Anders Behring Breivik, who has confessed to killing 77 people in Norway last summer, told the court Thursday that he used video games to help him train for his massacre.

Specifically, Breivik claims he used Call of Duty: Modern Warfare 2 as a tool to "train" for the killings, saying it helped him improve his shot with a "holographic aiming device."

Breivik was rather detailed in his statement about the game, saying it helped him develop target acquisition.

"It consists of many hundreds of different tasks and some of these tasks can be compared with an attack, for real," he said. "That's why it's used by many armies throughout the world. It's very good for acquiring experience related to sights systems."

"If you are familiar with a holographic sight, it's built up in such a way that you could have given it to your grandmother and she would have been a super marksman," he continued. It's designed to be used by anyone. In reality it requires very little training to use it in an optimal way. But of course it does help if you've practiced using a simulator."

The hearing wasn't the first time Breivik has mentioned the game.

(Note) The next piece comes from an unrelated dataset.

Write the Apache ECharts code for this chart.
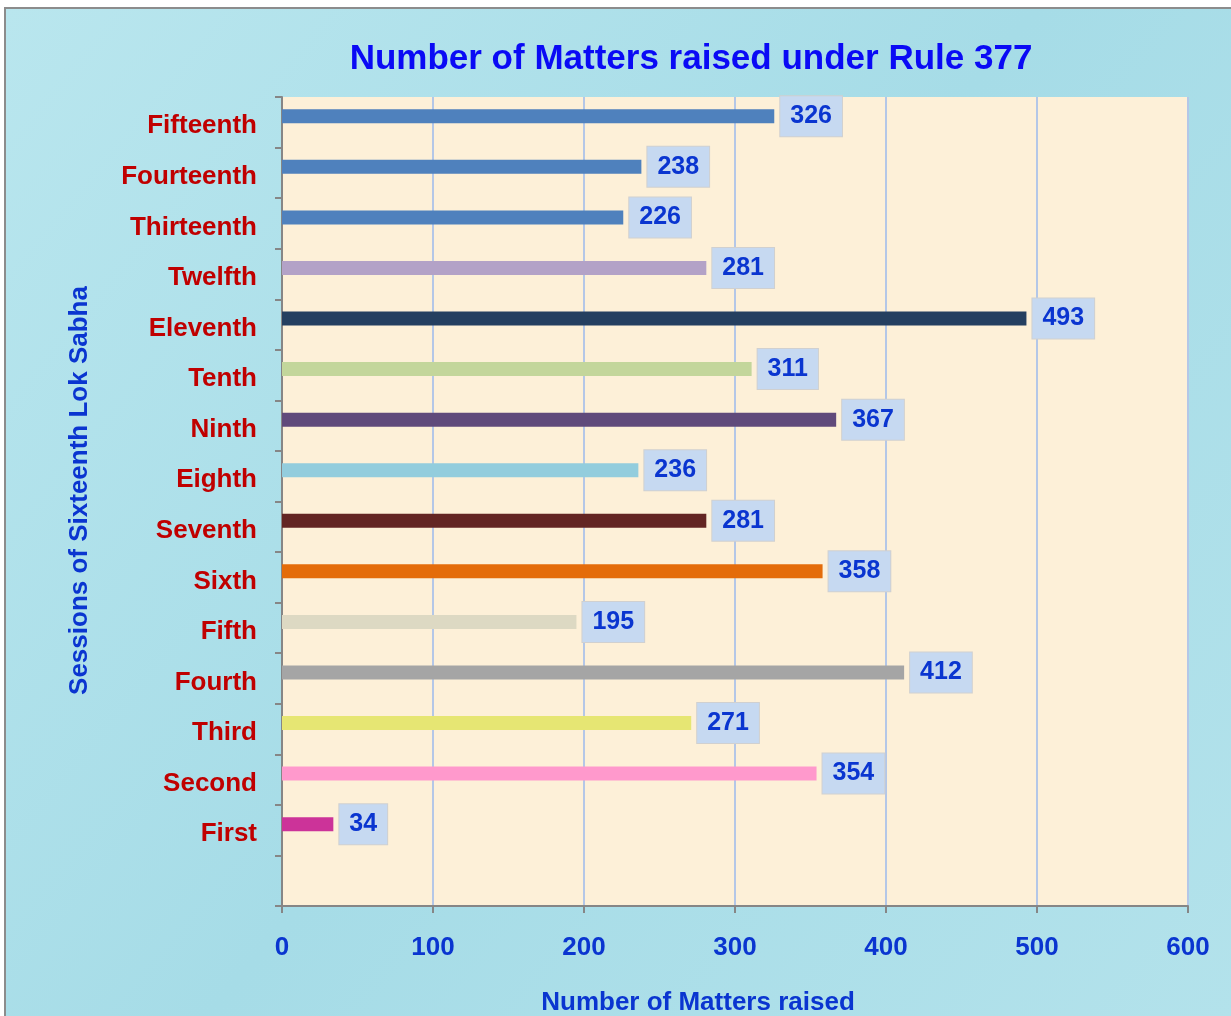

It first came up in a 1,500-page manifesto he wrote prior to his attack:

"I just bought Modern Warfare 2, the game," he wrote. "It is probably the best military simulator out there and it's one of the hottest games this year. … I see MW2 more as a part of my training-simulation than anything else. … You can more or less completely simulate actual operations."

Breivik has previously talked about his obsessive playing of World of Warcraft, spending up to 16 hours per day, but he classified that as a "hobby" and said the game had nothing to do with the killings.

"Some people like to play golf, some like to sail, I played WoW," he said. "It had nothing to do with 22 July. It's not a world you are engulfed by. It's simply a hobby. … It's a very social game. Half of the time you are connected in communication with others. It would be wrong to consider it an antisocial game."

Publisher Activision-Blizzard defended its game in a statement:

"We remain shocked and saddened by the tragedy in Norway," a spokesperson said. "We do not believe that this senseless tragedy is in any way connected to any form of media or entertainment."

The Norway shooting isn't the first time video games have been linked with mass murder. From the Columbine school shootings to the assassination attempt on Rep. Gabrielle Giffords, games have repeatedly found their way into the headlines.

In 2011, however, the Supreme Court found there was not enough evidence to link games to real-world violent behavior — and ruled that the medium was covered by the First Amendment.